Adjacent to the mound is the Cowee-West’s Mill Historic District, listed on the National Register of Historic Places, where early settler industry grew up alongside — and sometimes on top of — Cherokee sites.

Cowee-West’s Mill Historic District

Just past the mound viewing area, the Cowee-West’s Mill Historic District marks where early American settlement overlapped with Cherokee history. From ancient trade centers to early settler industry, this stretch of the Little Tennessee River valley tells a compressed story of cultural intersection that spans thousands of years.

Practical Information

Starting point: Bryson City, NC — accessible from US 74 or US 19 Route: Alarka Road to NC Highway 28 South Distance: Approximately 25 minutes of driving without stops Road conditions: Paved two-lane highway, well-maintained, moderate curves Best time: Any season. Winter offers clearest views of the mound (no leaf cover). Spring and fall are best for general scenery. Cell service: Intermittent through Alarka Road, generally available on NC 28

Cowee Mound viewing kiosk: Located on NC 28 (Bryson City Road) in Macon County. Free to visit. The mound itself is on Eastern Band of Cherokee Indians land across the river — respect the boundary.

Nearby: The Macon County Historical Society in Franklin has additional resources on the Cherokee and settler history of this area. The Cowee School Arts & Heritage Center, further south, hosts events and exhibits related to the cultural corridor.

For more on Cherokee mound sites in the area: The Noquisi Initiative maintains information on the Cherokee Cultural Heritage Corridor, which includes Cowee, Nikwasi (in Franklin), and Watauga mounds — all part of a ~60-mile span along the Little Tennessee River.
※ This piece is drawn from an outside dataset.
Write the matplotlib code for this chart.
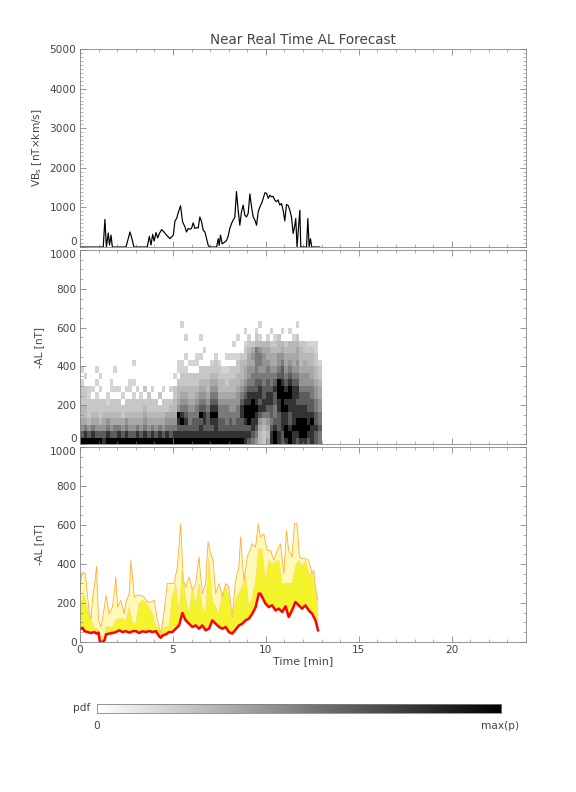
import numpy as np
import matplotlib
matplotlib.use('Agg')
import matplotlib.pyplot as plt
from matplotlib.ticker import MultipleLocator

# top panel: VBs [nT x km/s] vs time [min]
t_vbs = [0.00, 1.25, 1.34, 1.42, 1.52, 1.59, 1.67, 1.74, 2.47, 2.56, 2.69, 2.80, 2.90,
         3.62, 3.73, 3.82, 3.91, 3.99, 4.09, 4.18, 4.27, 4.39, 4.52, 4.66, 4.84, 5.02,
         5.11, 5.20, 5.30, 5.41, 5.52, 5.65, 5.73, 5.82, 5.91, 6.00, 6.09, 6.18, 6.27,
         6.36, 6.45, 6.54, 6.63, 6.72, 6.81, 6.90, 6.99, 7.35, 7.44, 7.49, 7.56, 7.65,
         7.80, 7.89, 7.97, 8.06, 8.15, 8.24, 8.33, 8.42, 8.51, 8.60, 8.69, 8.78, 8.87,
         8.96, 9.05, 9.14, 9.23, 9.32, 9.41, 9.50, 9.59, 9.68, 9.77, 9.86, 9.95, 10.04,
         10.13, 10.22, 10.30, 10.39, 10.48, 10.57, 10.66, 10.75, 10.84, 10.93, 11.02,
         11.11, 11.20, 11.29, 11.38, 11.47, 11.56, 11.61, 11.68, 11.76, 11.83, 11.88,
         12.19, 12.26, 12.33, 12.40, 12.47, 12.90]
vbs = [0, 0, 695, 0, 355, 50, 300, 0, 0, 150, 380, 200, 0,
       0, 270, 50, 320, 150, 365, 230, 340, 440, 380, 300, 212, 300,
       660, 720, 890, 1040, 635, 508, 380, 466, 450, 470, 610, 470, 490,
       480, 760, 640, 424, 380, 212, 40, 0, 0, 210, 40, 300, 80,
       130, 170, 270, 466, 590, 680, 745, 1400, 930, 550, 890, 1060, 805,
       760, 850, 1340, 1015, 760, 680, 550, 890, 1015, 1100, 1230, 1370, 1355,
       1230, 1310, 1270, 1280, 1185, 1145, 1190, 1060, 1100, 930, 660,
       1075, 1050, 930, 760, 340, 550, 720, 0, 510, 930, 0,
       0, 720, 0, 210, 0, 0]

# middle panel: pdf of -AL, one string per 0.2 min column, lowest bin first, level 0-9
pdf_dt = 0.2
pdf_dv = 1000.0 / 30
pdf_cols = [
    "975433222101", "98643322201", "9753222110", "986432201", "975432210101",
    "97532220101", "87543220", "986532110", "9754322011", "976432201001",
    "986432201", "97542201", "986532201", "9754322011", "9754322101001",
    "986432201", "975432210", "986543202", "97543222", "986432201",
    "9754322", "98643202", "975432201", "98654220", "976543201",
    "98654332201", "9878954332011", "9879865432211000001", "98787654322101001", "98766543322010",
    "9877654332201", "98776654322011", "98879765432201001", "987887654322001", "987776543322",
    "9878987654321", "98889876543221", "9877665433221", "987766543321", "98766654322101",
    "98776554332201", "9876655433220101", "98776655433221001", "98778876543332", "887899876544322101",
    "78799988765544321", "6788999876654542", "567889887766666321", "3345787887656653101", "22346887766555430",
    "43456788776654431", "887677887665443201", "99876677876544321", "88777889997655332", "778889999877654301",
    "89988989876544320", "998778899876543301", "88988888876544331", "7899887887655443201", "89998877655433320",
    "8999887765544322", "7898877765543321", "8889877665443321", "7787766554332211", "6676655443221",
]

# bottom panel: -AL forecast
t_al = [0.00, 0.14, 0.23, 0.41, 0.59, 0.77, 0.89, 1.00, 1.07, 1.22, 1.32, 1.40, 1.57,
        1.75, 1.93, 2.11, 2.29, 2.47, 2.65, 2.83, 3.01, 3.18, 3.36, 3.54, 3.72, 3.90,
        4.08, 4.26, 4.35, 4.44, 4.62, 4.79, 4.97, 5.15, 5.33, 5.51, 5.60, 5.69, 5.87,
        6.05, 6.23, 6.40, 6.58, 6.76, 6.94, 7.12, 7.30, 7.48, 7.66, 7.84, 8.01, 8.19,
        8.37, 8.55, 8.73, 8.91, 9.09, 9.27, 9.45, 9.62, 9.71, 9.80, 9.98, 10.16, 10.34,
        10.52, 10.70, 10.88, 11.06, 11.23, 11.41, 11.59, 11.77, 11.95, 12.13, 12.31,
        12.49, 12.67, 12.81]
al_median = [65, 73, 56, 51, 46, 51, 43, 48, 0, 0, 9, 39, 43,
             46, 51, 60, 51, 56, 48, 55, 56, 46, 55, 51, 56, 51,
             56, 29, 22, 34, 39, 51, 51, 68, 85, 149, 128, 111, 94,
             77, 85, 68, 85, 60, 68, 111, 94, 77, 68, 77, 51, 43,
             63, 85, 94, 111, 120, 145, 179, 248, 248, 231, 197, 179, 188,
             162, 171, 154, 183, 128, 162, 205, 188, 171, 188, 162,
             145, 111, 60]
al_band_top = [149, 240, 240, 160, 111, 70, 70, 60, 26, 26, 40, 77, 77,
               77, 111, 120, 120, 111, 180, 94, 94, 197, 214, 205, 171, 145,
               77, 77, 34, 77, 77, 77, 231, 300, 145, 385, 300, 214, 145,
               282, 188, 300, 179, 145, 436, 214, 179, 145, 248, 282, 240, 128,
               214, 248, 282, 350, 179, 231, 316, 479, 479, 479, 316, 419, 402,
               410, 419, 300, 300, 300, 300, 385, 419, 385, 419, 350,
               350, 265, 162]
t_al_max = [0.00, 0.07, 0.14, 0.29, 0.41, 0.50, 0.59, 0.68, 0.77, 0.89, 1.00, 1.13, 1.31,
            1.40, 1.57, 1.75, 1.93, 2.02, 2.20, 2.38, 2.47, 2.65, 2.74, 2.92, 3.09, 3.27,
            3.45, 3.63, 3.81, 3.99, 4.17, 4.35, 4.53, 4.70, 4.88, 5.06, 5.24, 5.42, 5.55,
            5.69, 5.87, 6.05, 6.23, 6.40, 6.58, 6.76, 6.89, 7.03, 7.16, 7.30, 7.48, 7.66,
            7.84, 8.01, 8.19, 8.37, 8.55, 8.64, 8.82, 9.00, 9.27, 9.45, 9.59, 9.71, 9.89,
            10.07, 10.25, 10.43, 10.61, 10.79, 10.97, 11.11, 11.23, 11.41, 11.54, 11.68,
            11.81, 11.95, 12.13, 12.31, 12.49, 12.58, 12.67, 12.81]
al_max = [265, 340, 359, 350, 231, 150, 120, 231, 282, 388, 111, 77, 179,
          240, 145, 179, 333, 179, 214, 145, 205, 248, 419, 231, 240, 240,
          231, 205, 205, 214, 111, 43, 162, 300, 300, 300, 388, 607, 316,
          282, 333, 265, 300, 436, 248, 300, 513, 453, 419, 248, 300, 231,
          300, 282, 128, 316, 385, 538, 316, 436, 504, 487, 607, 538, 555,
          470, 470, 419, 470, 504, 350, 572, 470, 436, 607, 607,
          436, 427, 427, 419, 350, 367, 282, 214]

vbs_ticks = [0, 1000, 2000, 3000, 4000, 5000]
al_ticks = [0, 200, 400, 600, 800, 1000]

txt = '#444444'
edge = '#808080'
fs = 10.5
plt.rcParams['font.family'] = 'DejaVu Sans'
plt.rcParams['font.size'] = fs

fig = plt.figure(figsize=(8, 11), dpi=72)
ax1 = fig.add_axes([0.1389, 0.6881, 0.7743, 0.2500])
ax2 = fig.add_axes([0.1389, 0.4394, 0.7743, 0.2449])
ax3 = fig.add_axes([0.1389, 0.1894, 0.7743, 0.2462])

ax1.plot(t_vbs, vbs, color='black', lw=1.2)
ax1.set_ylim(0, 5000)
ax1.set_yticks(vbs_ticks)
ax1.yaxis.set_minor_locator(MultipleLocator(100))
ax1.set_ylabel('VB$_\\mathrm{s}$ [nT\u00d7km/s]', color=txt, fontsize=fs)

# grey shade for each pdf level (0 = blank)
shade = np.array([0, 0.17, 0.22, 0.28, 0.34, 0.42, 0.52, 0.64, 0.80, 1.0])
grid = np.zeros((19, len(pdf_cols)))
for i, col in enumerate(pdf_cols):
    for j, ch in enumerate(col):
        grid[j, i] = shade[int(ch)]
t_edges = np.arange(len(pdf_cols) + 1) * pdf_dt
v_edges = np.arange(20) * pdf_dv
ax2.pcolormesh(t_edges, v_edges, np.ma.masked_equal(grid, 0), cmap='gray_r', vmin=0, vmax=1)
ax2.set_ylim(0, 1000)
ax2.set_ylabel('-AL [nT]', color=txt, fontsize=fs)

ax3.fill(list(t_al_max) + list(t_al[::-1]), list(al_max) + list(al_band_top[::-1]),
         color='#FFF9B8', lw=0)
ax3.fill(list(t_al) + list(t_al[::-1]), list(al_band_top) + list(al_median[::-1]),
         color='#F4F42C', lw=0)
ax3.plot(t_al_max, al_max, color='#FFAA33', lw=0.8)
ax3.plot(t_al, al_band_top, color='#FFD27A', lw=0.6)
ax3.plot(t_al, al_median, color='red', lw=2.5)
ax3.set_ylim(0, 1000)
ax3.set_ylabel('-AL [nT]', color=txt, fontsize=fs)
ax3.set_xlabel('Time [min]', color=txt, labelpad=1, fontsize=fs + 0.5)

for ax in (ax2, ax3):
    ax.set_yticks(al_ticks)
    ax.yaxis.set_minor_locator(MultipleLocator(50))

for ax in (ax1, ax2, ax3):
    ax.set_xlim(0, 24)
    ax.xaxis.set_major_locator(MultipleLocator(5))
    ax.xaxis.set_minor_locator(MultipleLocator(1))
    ax.tick_params(which='both', direction='in', top=True, right=True,
                   colors=edge, labelcolor=txt, labelsize=fs)
    ax.tick_params(which='major', length=6)
    ax.tick_params(which='minor', length=3)
    ax.yaxis.set_label_coords(-0.08, 0.5)
    for s in ax.spines.values():
        s.set_color(edge)
        s.set_linewidth(0.8)
ax1.tick_params(labelbottom=False)
ax2.tick_params(labelbottom=False)

# keep the 0 / 1000 labels at the panel joins apart
for ax in (ax1, ax2):
    ax.yaxis.get_major_ticks()[0].label1.set_verticalalignment('bottom')
for ax in (ax2, ax3):
    ax.yaxis.get_major_ticks()[-1].label1.set_verticalalignment('top')

fig.text(0.526, 1 - 40 / 792, 'Near Real Time AL Forecast', ha='center', va='center',
         color=txt, fontsize=13.5)

cax = fig.add_axes([0.1684, 0.0997, 0.7014, 0.0114])
cax.imshow(np.linspace(0, 1, 256)[None, :], aspect='auto', cmap='gray_r',
           extent=[0, 1, 0, 1])
cax.set_xticks([])
cax.set_yticks([])
for s in cax.spines.values():
    s.set_color(edge)
    s.set_linewidth(0.8)
fig.text(0.157, 1 - 708 / 792, 'pdf', ha='right', va='center', color=txt, fontsize=fs)
fig.text(0.1684, 1 - 726 / 792, '0', ha='center', va='center', color=txt, fontsize=fs)
fig.text(0.868, 1 - 726 / 792, 'max(p)', ha='center', va='center', color=txt, fontsize=fs)

fig.savefig('out.png', dpi=72)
If you’re driving this area, these connect naturally:

About This Drive

This is real dashcam footage — unfiltered, with whatever glare or dust was on the lens that day. The point isn’t a polished travel commercial. It’s the road as it actually is, driven at actual speed, on an actual day. If you want to preview the route or follow along, the video above covers the full 25-minute drive with all the landmarks described here visible in sequence.